# my 72 gallon at St Pauls



## rickwaines (Jan 2, 2011)

Time for a new thread.

I became the steward of this tank close to a year ago and this is where I have gotten it to. I like it a great deal and the recent acquisition of the peruvian angels sent it over the top.

fauna: 4 peruvian angels, 6 turquoise rainbowfish, 24 or so neons, a dozen cherry barbs, four halfbeaks, three siamese algae eaters, 4 corydora, juhlii I think, I forget. Three amano shrimp.

Fauna: a whole whak of plants.


----------



## macframalama (Apr 17, 2012)

nice fish, nice tank... good job and those angels are super nice.. good job.


----------



## Claudia (Apr 21, 2010)

Really nice, well done


----------



## gsdelcourt (Mar 22, 2012)

great job the tank looks very good, I will have to stop by and take a look next time I am at St-Paul's


----------



## jay_leask (Apr 22, 2010)

nice looking tank


----------



## sunshine_1965 (Aug 16, 2011)

Great job the tank looks fantastic.


----------



## Luke78 (Apr 24, 2010)

Very impressive layout Rick, everything in there seems to compliment one another! My favorite are those peruvian angels


----------



## gklaw (May 31, 2010)

Nice job. Make me want to visit St. Paul bow. Was in and out of VGH last year. Something like this would really add to the sterile environment.


----------



## Diztrbd1 (Apr 21, 2010)

Awesome job Rick!! Beautiful tank and fish without a doubt!!


----------



## bigfry (Apr 21, 2010)

Nice and clean. Great job!


----------



## Rastapus (Apr 21, 2010)

Very nice, well laid out and very healthy fish!


----------



## rickwaines (Jan 2, 2011)

Just noticed all the tank love!!!!
Special thanks to IPU and J&L for their support of this endeavor!

Rick


----------



## rickwaines (Jan 2, 2011)

P.S. On Friday I was in maing some changes, like some nutrients for the Vals and noticed a juevi Cherry Barb. Soooo cute. Don't suppose he will be there on Tuesday when I am in again with those Angels... nothing quite like live food!

Rick


----------



## neven (May 15, 2010)

Great work!! had i known about this tank at st Paul.s I'd have definitely given it a look when i was working on the new MRI there.
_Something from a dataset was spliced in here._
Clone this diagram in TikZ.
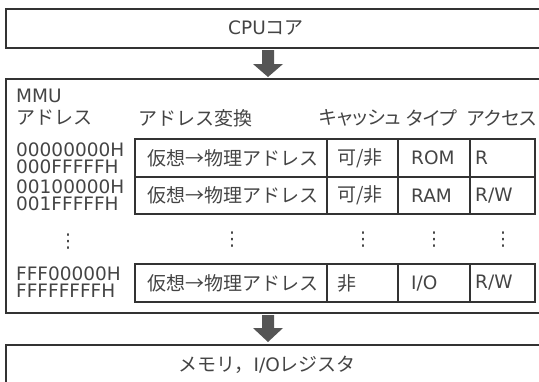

Sent from my SAMSUNG-SGH-I896 using Xparent Green Tapatalk 2


----------



## rickwaines (Jan 2, 2011)

well, next time you are there give me a heads up and I can show you the tank. If not, it is on 10D Providence.


----------



## rickwaines (Jan 2, 2011)

goin C02. stay tuned.


----------



## rickwaines (Jan 2, 2011)

The latest from my hospital tank. Scalare-ville.

https://picasaweb.google.com/105892293859816273387/20120803#5772592158235561378


----------



## crazy72 (Apr 22, 2010)

Beautiful. And kudos to you for doing this.


----------



## Luke78 (Apr 24, 2010)

Rick,

A nicely laid out setup, like how the drift wood is placed, and choice of plants.What kind of substrate you using in there? Keep the updates coming, i am sure the hospital is enjoying this one!


----------



## Momobobo (Sep 28, 2010)

Very very beautiful! It has come along way and I am sure the patients LOVE it! :bigsmile:


----------